- Data extract
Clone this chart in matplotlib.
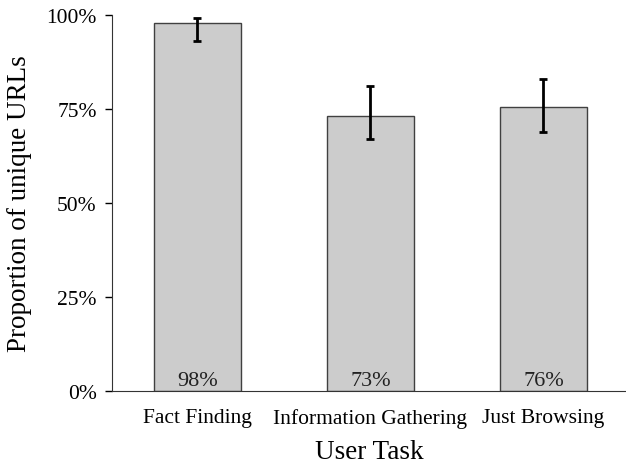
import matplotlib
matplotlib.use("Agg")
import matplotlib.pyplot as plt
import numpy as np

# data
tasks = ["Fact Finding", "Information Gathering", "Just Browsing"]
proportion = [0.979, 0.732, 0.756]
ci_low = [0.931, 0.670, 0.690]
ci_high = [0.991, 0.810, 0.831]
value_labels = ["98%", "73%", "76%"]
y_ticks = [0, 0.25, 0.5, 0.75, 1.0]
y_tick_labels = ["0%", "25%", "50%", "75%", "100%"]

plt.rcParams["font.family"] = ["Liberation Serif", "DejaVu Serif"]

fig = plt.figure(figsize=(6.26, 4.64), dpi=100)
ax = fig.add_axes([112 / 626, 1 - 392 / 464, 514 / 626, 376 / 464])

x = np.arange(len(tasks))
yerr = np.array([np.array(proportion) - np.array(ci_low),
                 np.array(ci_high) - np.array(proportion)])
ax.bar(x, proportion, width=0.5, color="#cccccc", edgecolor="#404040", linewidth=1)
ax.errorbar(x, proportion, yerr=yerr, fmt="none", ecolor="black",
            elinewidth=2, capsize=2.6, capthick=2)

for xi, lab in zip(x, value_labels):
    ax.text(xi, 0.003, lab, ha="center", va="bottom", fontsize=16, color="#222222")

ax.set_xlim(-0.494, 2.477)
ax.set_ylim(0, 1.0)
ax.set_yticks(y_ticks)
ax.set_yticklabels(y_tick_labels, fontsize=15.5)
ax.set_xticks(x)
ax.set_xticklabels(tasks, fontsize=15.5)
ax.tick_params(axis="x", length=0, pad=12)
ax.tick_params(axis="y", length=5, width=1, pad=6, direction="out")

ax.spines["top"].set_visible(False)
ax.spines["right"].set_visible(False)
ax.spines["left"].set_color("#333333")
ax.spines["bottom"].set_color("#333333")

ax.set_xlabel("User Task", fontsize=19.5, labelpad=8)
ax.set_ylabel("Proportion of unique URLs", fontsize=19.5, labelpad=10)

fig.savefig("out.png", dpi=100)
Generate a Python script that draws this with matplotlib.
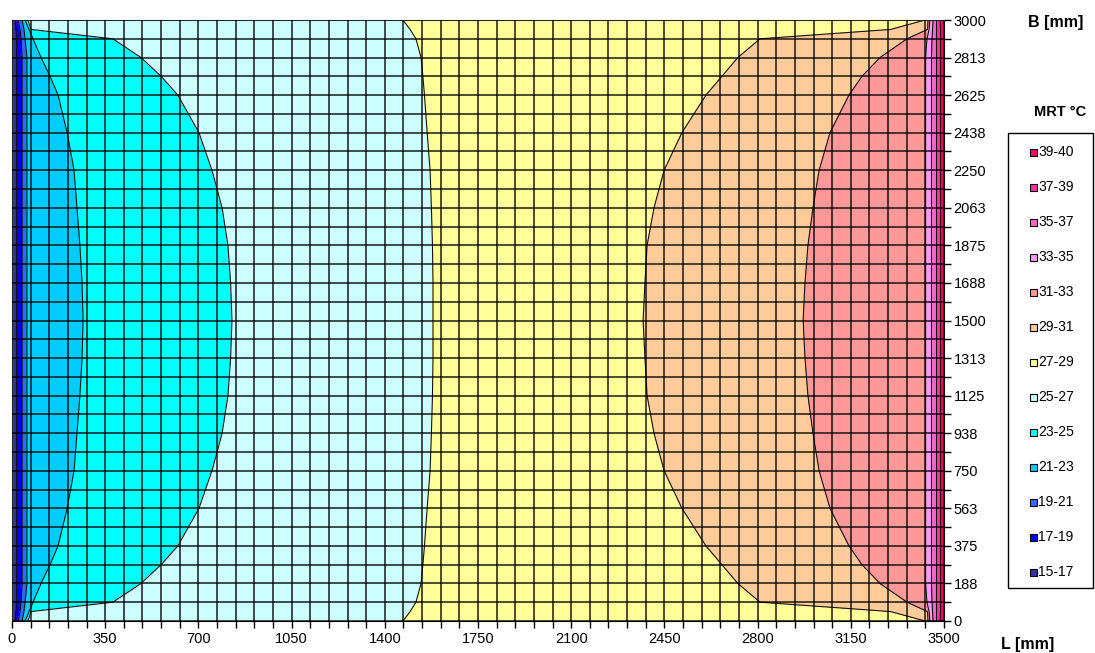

- Exercise brief
Reproduce only the lines from the beginning of the data through the line that contains "ax = fig.add_axes([112", both included, and please drop the pictures.

- Solved problem
Clone this chart in matplotlib.
import matplotlib
matplotlib.use("Agg")
import matplotlib.pyplot as plt
import numpy as np

# data
tasks = ["Fact Finding", "Information Gathering", "Just Browsing"]
proportion = [0.979, 0.732, 0.756]
ci_low = [0.931, 0.670, 0.690]
ci_high = [0.991, 0.810, 0.831]
value_labels = ["98%", "73%", "76%"]
y_ticks = [0, 0.25, 0.5, 0.75, 1.0]
y_tick_labels = ["0%", "25%", "50%", "75%", "100%"]

plt.rcParams["font.family"] = ["Liberation Serif", "DejaVu Serif"]

fig = plt.figure(figsize=(6.26, 4.64), dpi=100)
ax = fig.add_axes([112 / 626, 1 - 392 / 464, 514 / 626, 376 / 464])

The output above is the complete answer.